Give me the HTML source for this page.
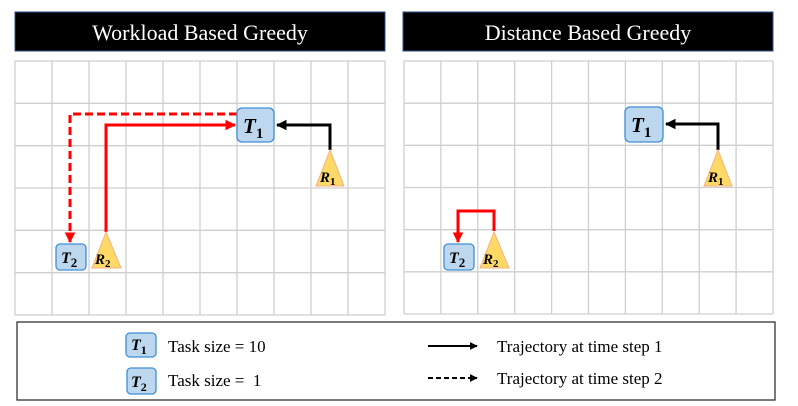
<!DOCTYPE html>
<html><head><meta charset="utf-8"><style>
html,body{margin:0;padding:0;background:#fff;}
svg{display:block;font-family:"Liberation Serif",serif;}
</style></head><body>
<svg width="798" height="406" viewBox="0 0 798 406">
<defs>
<marker id="ab" viewBox="0 0 10 10" refX="9" refY="5" markerWidth="3.6" markerHeight="3.6" orient="auto"><path d="M0,0 L10,5 L0,10 z" fill="#000"/></marker>
<marker id="ar" viewBox="0 0 10 10" refX="9" refY="5" markerWidth="3.6" markerHeight="3.6" orient="auto"><path d="M0,0 L10,5 L0,10 z" fill="#f00"/></marker>
<marker id="abs" viewBox="0 0 10 10" refX="9" refY="5" markerWidth="4" markerHeight="4" orient="auto"><path d="M0,0 L10,5 L0,10 z" fill="#000"/></marker>
</defs>

<g>
<rect x="15" y="12" width="370" height="39" fill="#000" stroke="#2f4f8f" stroke-width="1"/>
<text x="200" y="40" font-size="22" fill="#fff" text-anchor="middle">Workload Based Greedy</text>
<g id="gridL" stroke="#cfcfcf" stroke-width="1.3" fill="none"></g>
<path d="M330,150 V125 H277" stroke="#000" stroke-width="3" fill="none" marker-end="url(#ab)"/>
<path d="M106,232 V125 H235" stroke="#f00" stroke-width="3" fill="none" marker-end="url(#ar)"/>
<path d="M237,114 H70 V242" stroke="#f00" stroke-width="3" fill="none" stroke-dasharray="8,4" marker-end="url(#ar)"/>
<g><rect x="237" y="108" width="37" height="34" rx="5" fill="#bdd7ee" stroke="#3d8ed6" stroke-width="1.3"/><text x="243" y="133" font-size="21" font-weight="bold" font-style="italic">T<tspan font-size="15" font-style="normal" dy="5">1</tspan></text></g>
<g><rect x="56" y="244" width="30" height="26" rx="4" fill="#bdd7ee" stroke="#3d8ed6" stroke-width="1.3"/><text x="61" y="263" font-size="16" font-weight="bold" font-style="italic">T<tspan font-size="13" font-style="normal" dy="4">2</tspan></text></g>
<g><polygon points="330,150 316,186 344,186" fill="#ffd966" stroke="#f4b183" stroke-width="1"/><text x="320" y="182" font-size="15" font-weight="bold" font-style="italic">R<tspan font-size="11" font-style="normal" dy="3">1</tspan></text></g>
<g><polygon points="106,232 92,268 121,268" fill="#ffd966" stroke="#f4b183" stroke-width="1"/><text x="95" y="264" font-size="15" font-weight="bold" font-style="italic">R<tspan font-size="11" font-style="normal" dy="3">2</tspan></text></g>
</g>

<g>
<rect x="403" y="12" width="370" height="39" fill="#000" stroke="#2f4f8f" stroke-width="1"/>
<text x="588" y="40" font-size="22" fill="#fff" text-anchor="middle">Distance Based Greedy</text>
<g id="gridR" stroke="#cfcfcf" stroke-width="1.3" fill="none"></g>
<path d="M718,150 V124 H666" stroke="#000" stroke-width="3" fill="none" marker-end="url(#ab)"/>
<path d="M494,231 V211 H458 V242" stroke="#f00" stroke-width="3" fill="none" marker-end="url(#ar)"/>
<g><rect x="625" y="107" width="38" height="35" rx="5" fill="#bdd7ee" stroke="#3d8ed6" stroke-width="1.3"/><text x="631" y="132" font-size="21" font-weight="bold" font-style="italic">T<tspan font-size="15" font-style="normal" dy="5">1</tspan></text></g>
<g><rect x="444" y="244" width="30" height="26" rx="4" fill="#bdd7ee" stroke="#3d8ed6" stroke-width="1.3"/><text x="449" y="263" font-size="16" font-weight="bold" font-style="italic">T<tspan font-size="13" font-style="normal" dy="4">2</tspan></text></g>
<g><polygon points="718,150 704,186 732,186" fill="#ffd966" stroke="#f4b183" stroke-width="1"/><text x="708" y="182" font-size="15" font-weight="bold" font-style="italic">R<tspan font-size="11" font-style="normal" dy="3">1</tspan></text></g>
<g><polygon points="494,232 480,268 509,268" fill="#ffd966" stroke="#f4b183" stroke-width="1"/><text x="483" y="264" font-size="15" font-weight="bold" font-style="italic">R<tspan font-size="11" font-style="normal" dy="3">2</tspan></text></g>
</g>

<g>
<rect x="17" y="322" width="758" height="78" fill="#fff" stroke="#333" stroke-width="1.3"/>
<g><rect x="126" y="333" width="30" height="24" rx="4" fill="#bdd7ee" stroke="#3d8ed6" stroke-width="1.3"/><text x="131" y="350" font-size="16" font-weight="bold" font-style="italic">T<tspan font-size="12" font-style="normal" dy="4">1</tspan></text><text x="168" y="352" font-size="17">Task size = 10</text></g>
<g><rect x="127" y="368" width="29" height="26" rx="4" fill="#bdd7ee" stroke="#3d8ed6" stroke-width="1.3"/><text x="131" y="387" font-size="16" font-weight="bold" font-style="italic">T<tspan font-size="12" font-style="normal" dy="4">2</tspan></text><text x="168" y="386" font-size="17">Task size =&#160; 1</text></g>
<g><line x1="428" y1="346" x2="477" y2="346" stroke="#000" stroke-width="2" marker-end="url(#abs)"/><text x="497" y="352" font-size="17">Trajectory at time step 1</text></g>
<g><line x1="428" y1="378" x2="477" y2="378" stroke="#000" stroke-width="2" stroke-dasharray="5,3" marker-end="url(#abs)"/><text x="497" y="384" font-size="17">Trajectory at time step 2</text></g>
</g>
</svg>
<script>
function grid(id,x0,x1,y0,y1,cols,rows){
  var g=document.getElementById(id),ns="http://www.w3.org/2000/svg";
  for(var i=0;i<=cols;i++){var x=x0+(x1-x0)*i/cols;var l=document.createElementNS(ns,'line');
    
    
    l.setAttribute('x1',x);l.setAttribute('x2',x);l.setAttribute('y1',y0);l.setAttribute('y2',y1);g.appendChild(l);}
  for(var j=0;j<=rows;j++){var y=y0+(y1-y0)*j/rows;var l=document.createElementNS(ns,'line');
    
    
    l.setAttribute('x1',x0);l.setAttribute('x2',x1);l.setAttribute('y1',y);l.setAttribute('y2',y);g.appendChild(l);}
}
grid('gridL',15,385,61,315,10,6);
grid('gridR',404,773,61,314,10,6);
</script>
</body></html>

---*---

PROBLEM TO WORK ON:
Return to the listing above and set it down exactly, leaving out its pictures.

TASK OUTPUT:
Give me the HTML source for this page.
<!DOCTYPE html>
<html><head><meta charset="utf-8"><style>
html,body{margin:0;padding:0;background:#fff;}
svg{display:block;font-family:"Liberation Serif",serif;}
</style></head><body>
<svg width="798" height="406" viewBox="0 0 798 406">
<defs>
<marker id="ab" viewBox="0 0 10 10" refX="9" refY="5" markerWidth="3.6" markerHeight="3.6" orient="auto"><path d="M0,0 L10,5 L0,10 z" fill="#000"/></marker>
<marker id="ar" viewBox="0 0 10 10" refX="9" refY="5" markerWidth="3.6" markerHeight="3.6" orient="auto"><path d="M0,0 L10,5 L0,10 z" fill="#f00"/></marker>
<marker id="abs" viewBox="0 0 10 10" refX="9" refY="5" markerWidth="4" markerHeight="4" orient="auto"><path d="M0,0 L10,5 L0,10 z" fill="#000"/></marker>
</defs>

<g>
<rect x="15" y="12" width="370" height="39" fill="#000" stroke="#2f4f8f" stroke-width="1"/>
<text x="200" y="40" font-size="22" fill="#fff" text-anchor="middle">Workload Based Greedy</text>
<g id="gridL" stroke="#cfcfcf" stroke-width="1.3" fill="none"></g>
<path d="M330,150 V125 H277" stroke="#000" stroke-width="3" fill="none" marker-end="url(#ab)"/>
<path d="M106,232 V125 H235" stroke="#f00" stroke-width="3" fill="none" marker-end="url(#ar)"/>
<path d="M237,114 H70 V242" stroke="#f00" stroke-width="3" fill="none" stroke-dasharray="8,4" marker-end="url(#ar)"/>
<g><rect x="237" y="108" width="37" height="34" rx="5" fill="#bdd7ee" stroke="#3d8ed6" stroke-width="1.3"/><text x="243" y="133" font-size="21" font-weight="bold" font-style="italic">T<tspan font-size="15" font-style="normal" dy="5">1</tspan></text></g>
<g><rect x="56" y="244" width="30" height="26" rx="4" fill="#bdd7ee" stroke="#3d8ed6" stroke-width="1.3"/><text x="61" y="263" font-size="16" font-weight="bold" font-style="italic">T<tspan font-size="13" font-style="normal" dy="4">2</tspan></text></g>
<g><polygon points="330,150 316,186 344,186" fill="#ffd966" stroke="#f4b183" stroke-width="1"/><text x="320" y="182" font-size="15" font-weight="bold" font-style="italic">R<tspan font-size="11" font-style="normal" dy="3">1</tspan></text></g>
<g><polygon points="106,232 92,268 121,268" fill="#ffd966" stroke="#f4b183" stroke-width="1"/><text x="95" y="264" font-size="15" font-weight="bold" font-style="italic">R<tspan font-size="11" font-style="normal" dy="3">2</tspan></text></g>
</g>

<g>
<rect x="403" y="12" width="370" height="39" fill="#000" stroke="#2f4f8f" stroke-width="1"/>
<text x="588" y="40" font-size="22" fill="#fff" text-anchor="middle">Distance Based Greedy</text>
<g id="gridR" stroke="#cfcfcf" stroke-width="1.3" fill="none"></g>
<path d="M718,150 V124 H666" stroke="#000" stroke-width="3" fill="none" marker-end="url(#ab)"/>
<path d="M494,231 V211 H458 V242" stroke="#f00" stroke-width="3" fill="none" marker-end="url(#ar)"/>
<g><rect x="625" y="107" width="38" height="35" rx="5" fill="#bdd7ee" stroke="#3d8ed6" stroke-width="1.3"/><text x="631" y="132" font-size="21" font-weight="bold" font-style="italic">T<tspan font-size="15" font-style="normal" dy="5">1</tspan></text></g>
<g><rect x="444" y="244" width="30" height="26" rx="4" fill="#bdd7ee" stroke="#3d8ed6" stroke-width="1.3"/><text x="449" y="263" font-size="16" font-weight="bold" font-style="italic">T<tspan font-size="13" font-style="normal" dy="4">2</tspan></text></g>
<g><polygon points="718,150 704,186 732,186" fill="#ffd966" stroke="#f4b183" stroke-width="1"/><text x="708" y="182" font-size="15" font-weight="bold" font-style="italic">R<tspan font-size="11" font-style="normal" dy="3">1</tspan></text></g>
<g><polygon points="494,232 480,268 509,268" fill="#ffd966" stroke="#f4b183" stroke-width="1"/><text x="483" y="264" font-size="15" font-weight="bold" font-style="italic">R<tspan font-size="11" font-style="normal" dy="3">2</tspan></text></g>
</g>

<g>
<rect x="17" y="322" width="758" height="78" fill="#fff" stroke="#333" stroke-width="1.3"/>
<g><rect x="126" y="333" width="30" height="24" rx="4" fill="#bdd7ee" stroke="#3d8ed6" stroke-width="1.3"/><text x="131" y="350" font-size="16" font-weight="bold" font-style="italic">T<tspan font-size="12" font-style="normal" dy="4">1</tspan></text><text x="168" y="352" font-size="17">Task size = 10</text></g>
<g><rect x="127" y="368" width="29" height="26" rx="4" fill="#bdd7ee" stroke="#3d8ed6" stroke-width="1.3"/><text x="131" y="387" font-size="16" font-weight="bold" font-style="italic">T<tspan font-size="12" font-style="normal" dy="4">2</tspan></text><text x="168" y="386" font-size="17">Task size =&#160; 1</text></g>
<g><line x1="428" y1="346" x2="477" y2="346" stroke="#000" stroke-width="2" marker-end="url(#abs)"/><text x="497" y="352" font-size="17">Trajectory at time step 1</text></g>
<g><line x1="428" y1="378" x2="477" y2="378" stroke="#000" stroke-width="2" stroke-dasharray="5,3" marker-end="url(#abs)"/><text x="497" y="384" font-size="17">Trajectory at time step 2</text></g>
</g>
</svg>
<script>
function grid(id,x0,x1,y0,y1,cols,rows){
  var g=document.getElementById(id),ns="http://www.w3.org/2000/svg";
  for(var i=0;i<=cols;i++){var x=x0+(x1-x0)*i/cols;var l=document.createElementNS(ns,'line');
    
    
    l.setAttribute('x1',x);l.setAttribute('x2',x);l.setAttribute('y1',y0);l.setAttribute('y2',y1);g.appendChild(l);}
  for(var j=0;j<=rows;j++){var y=y0+(y1-y0)*j/rows;var l=document.createElementNS(ns,'line');
    
    
    l.setAttribute('x1',x0);l.setAttribute('x2',x1);l.setAttribute('y1',y);l.setAttribute('y2',y);g.appendChild(l);}
}
grid('gridL',15,385,61,315,10,6);
grid('gridR',404,773,61,314,10,6);
</script>
</body></html>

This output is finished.